Mar 25 2015

Graham on President Ghani's Address to Congress and the Future of Afghanistan

Contact: Kevin Bishop (864) 250-1417 or Lorcan Connick (202) 224-5972

WASHINGTON – U.S. Senator Lindsey Graham (R-South Carolina) today made this statement on the President of Afghanistan, Ashraf Ghani Ahmadzai’s address to Congress and the future of Afghanistan.

“President Ghani is one of my oldest and closest friends in Afghanistan. I’ve known him for years and find him to be understanding of who we are as Americans. President Ghani recognizes and is deeply appreciative of the many sacrifices Americans have made in that country.

“I appreciate his work in tackling corruption in Afghanistan and working to create functioning institutions. President Ghani is part technocrat, part visionary leader – an incredibly hard combination to find in any country.”

On American Troop Withdrawal from Afghanistan:

“I implore President Obama to adopt a conditions-based withdrawal, not a hard deadline. If President Obama moves to a hard deadline, we will put at risk all we have fought for and our homeland will again be exposed to future attacks.

“While I’m encouraged by reports that the Obama Administration may slow the rate of its military drawdown in Afghanistan this year, I remain deeply concerned by reports that the Administration is holding to an arbitrary calendar date for its significant drawdown plan next year – rather than relying on conditions on the ground. Such a course would put at immediate risk all gains achieved over thirteen years of war in Afghanistan.

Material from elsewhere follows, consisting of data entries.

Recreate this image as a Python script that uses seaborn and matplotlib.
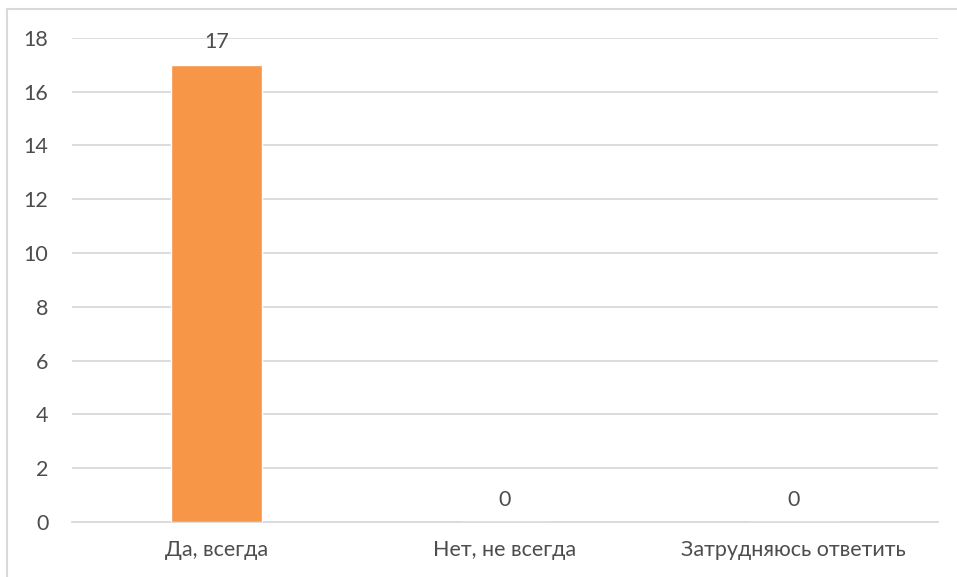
import matplotlib
matplotlib.use("Agg")
import matplotlib.pyplot as plt
import seaborn as sns
import pandas as pd
from matplotlib.lines import Line2D

categories = ["Да, всегда", "Нет, не всегда", "Затрудняюсь ответить"]
counts = [17, 0, 0]
y_ticks = list(range(0, 19, 2))

df = pd.DataFrame({"answer": categories, "count": counts})

sns.set_theme(style="white")
plt.rcParams["font.family"] = ["Lato", "DejaVu Sans"]

text_color = "#4d4d4d"
grid_color = "#D9D9D9"

fig = plt.figure(figsize=(9.57, 5.77), dpi=100)
ax = fig.add_axes([0.0752, 0.0953, 0.905, 0.839])

sns.barplot(data=df, x="answer", y="count", color="#F79646",
            saturation=1, width=0.315, ax=ax, zorder=3)

ax.set_ylim(0, 18)
ax.set_yticks(y_ticks)
ax.set_xlim(-0.5, 2.5)
ax.yaxis.grid(True, color=grid_color, linewidth=1.3, zorder=0)
ax.set_axisbelow(True)
for side in ["top", "right", "left"]:
    ax.spines[side].set_visible(False)
ax.spines["bottom"].set_color(grid_color)
ax.spines["bottom"].set_linewidth(1.3)
ax.set_xlabel("")
ax.set_ylabel("")
ax.tick_params(axis="both", length=0, labelsize=15.5, colors=text_color)
ax.tick_params(axis="y", pad=17)
ax.tick_params(axis="x", pad=13)

# value labels
for i, v in enumerate(counts):
    ax.annotate(str(v), (i, v), xytext=(0, 9), textcoords="offset points",
                ha="center", va="bottom", fontsize=15.5, color=text_color)

# chart border (left and top only visible)
fig.add_artist(Line2D([7 / 957, 7 / 957], [0, 1 - 9 / 577],
                      transform=fig.transFigure, color=grid_color, linewidth=1.5))
fig.add_artist(Line2D([7 / 957, 1], [1 - 9 / 577, 1 - 9 / 577],
                      transform=fig.transFigure, color=grid_color, linewidth=1.5))

fig.savefig("out.png", dpi=100)
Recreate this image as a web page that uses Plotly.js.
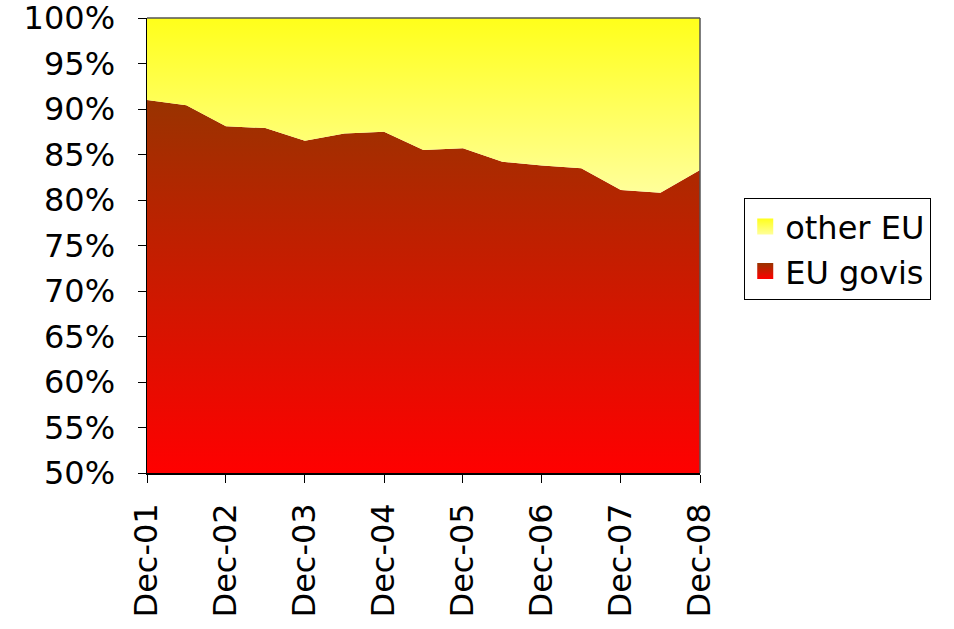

“Our Afghan partners are stepping up to lead the fight to secure their country against insurgents and terrorists. Afghan forces are making real progress, but they will not have reached full capability by the end of 2016. A continued U.S. commitment is essential to help train, advise, and assist Afghan forces in certain critical military areas, including intelligence, logistics, combat aviation and airlift, and special forces. These are the same capabilities that Iraqi forces were missing when the United States precipitously withdrew at the end of 2011. We must not repeat this mistake. But that is exactly what will happen if President Obama insists on withdrawing from Afghanistan whether the job is done or not.

“A residual force in Afghanistan is a front-line defense for the United States. I’ve always believed our national security interests will not be judged by the day we leave Afghanistan, but by what we leave behind.